Curly Seckler, who played with Flatt and Scruggs and with Charlie Monroe, was interviewed by Frank Stasio on the December 26, 2008 edition of The State of Things. Seckler was asked about the origin of the name "Salty Dog" and replied that he had been told that it was the name of a locally produced soft drink.

==Lyrics==
As with many folk songs, the lyrics can vary substantially. Some of the lyrics were published as early as 1911 by Howard Odum in his article "Folk-Song and Folk-Poetry as Found in the Secular Songs of the Southern Negroes" in The Journal of American Folklore.

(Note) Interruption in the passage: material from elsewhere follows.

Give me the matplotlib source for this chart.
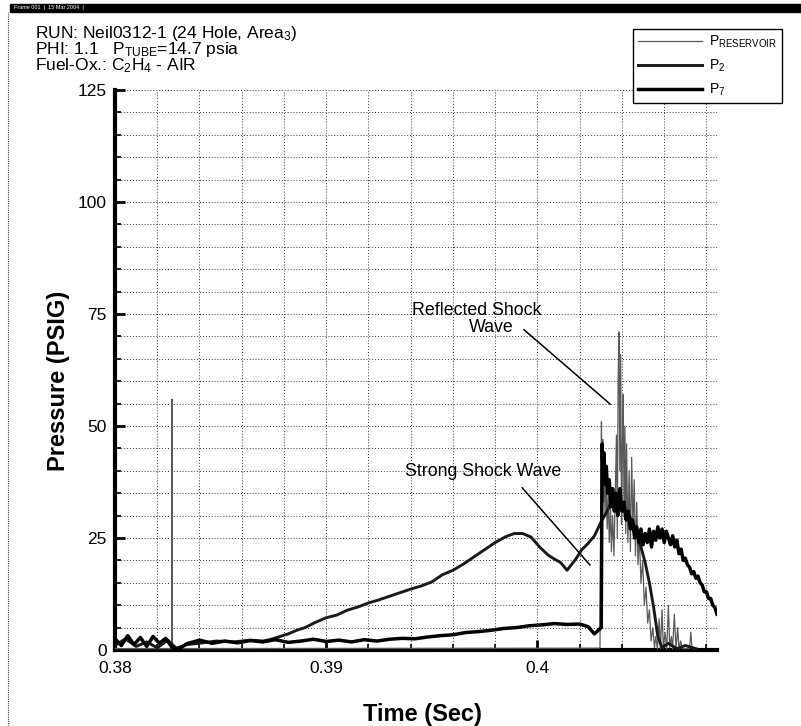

One of the older versions runs:

Oh won’t you let me be your salty dog,
I don’t want to be your man at all,
You salty dog, you salty dog.

Oh honey baby, let me be your salty dog,
Salty dog, oh you salty dog.

There's just one thing that worries my mind,
All of these browns and none is mine,
You salty dog, you salty dog.

The scaredest I've been in my life
Was when Uncle Bud nearly saw me kiss his wife,
You salty dog, you salty dog.

Lil' fish big fish swimmin' in the water,
Come on here and give me my quarter,
You salty dog, you salty dog.

Like lookin' for a needle in the sand,
Tryin' to find a gal that ain't got no man,
You salty dog, you salty dog.

God made a woman and he made her funny,
Lips 'round her mouth sweeter than honey,
You salty dog, you salty dog.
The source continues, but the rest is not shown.